Now for the choicest cut; the tenderloin, also known as the backstrap. This is venison filet mignon. On a young animal I have cut barbecued medallions of venison with a butter knife. It is to drool for. Turn the spine towards you and feel the two long columns of meat on either side. They go from the diagonal edge of the haunch muscle all the way down to the neck. Imagine your own back, and feel where those long backstraps begin. Start by inserting the knife along the edge of the spine. it will stop at the ribs. You can run the knife all the way along the edge of the tenderloin, and it will pull away easily from the vertebrae. You will now notice that there is a sheet of membrane over the tenderloin, with a coating of fat on it, which you need to peel away to see the whole of the backstrap. (I do save deer tallow for candle making. Up to you.) Now that you see the outer edge of the backstrap, put your fingers in there so you can know where to cut. You need to make that oblique cut at the top where the backstrap comes off the leg, and then just gently pull and cut so that it lifts out. It gets smaller as it heads into the neck but that is still delicious. Later you will tidy it up and remove the tough, iridescent sheet of sinew. Put it reverently in a bowl and carry it into the kitchen.
For the next step the deer has to come down. The haunches are easy to remove, but the carcass is still pretty heavy so I would generally lay it down on a heavy black plastic bag or something I could wash, like an old sheet. Grasp the hind leg firmly and pull it out and away from the body. Cut the thin belly wall between the haunch and the belly area, and open the leg out as fully as you can. If you push down on the edge of the crotch you can feel where the leg connects to the hips. This is where the ball joint is. Cut through the meat and keep pushing until the joint opens up and you can see the ball coming out of the socket. The photo shows the pelvis in the left side and the leg opened out to the right and upwards. You would then slip the tip of your knife into the socket of the hip joint and sever the tendon that keeps the ball attached to it. This releases most of the tension.

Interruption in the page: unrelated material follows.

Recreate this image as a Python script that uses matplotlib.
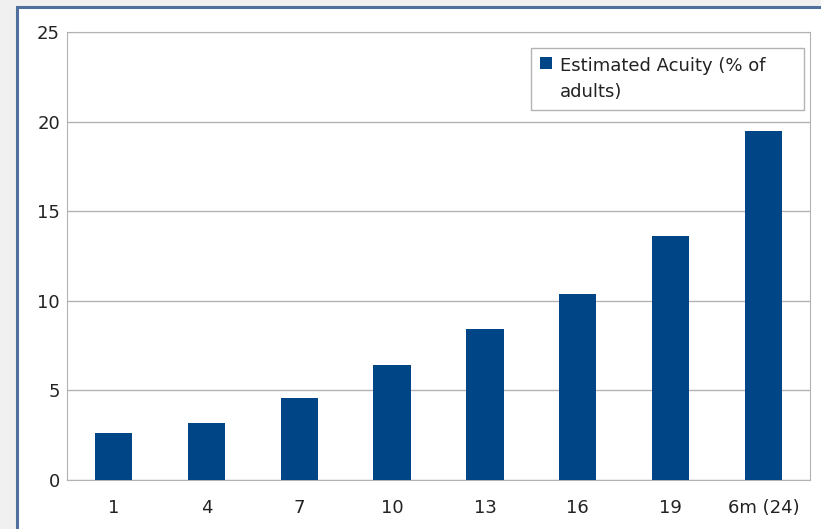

Now you can finish cutting off the leg. Make a curving cut up towards the spine so that that meaty area comes away with the haunch. Anything that stays on the hip can be trimmed off for chunks of stew meat. The leg comes off looking like a ham from the grocery story. Saw off the hind legs above the hock just like you sawed off the front legs. Carry that to the kitchen.
The torso has a lot of good meat on it, but it is an awkward thing. I just wrap my arms around it and carry it to my kitchen table, where I will get every bit of meat off it I can. Once that thing is out of the kitchen, though, things look a little less barbarous.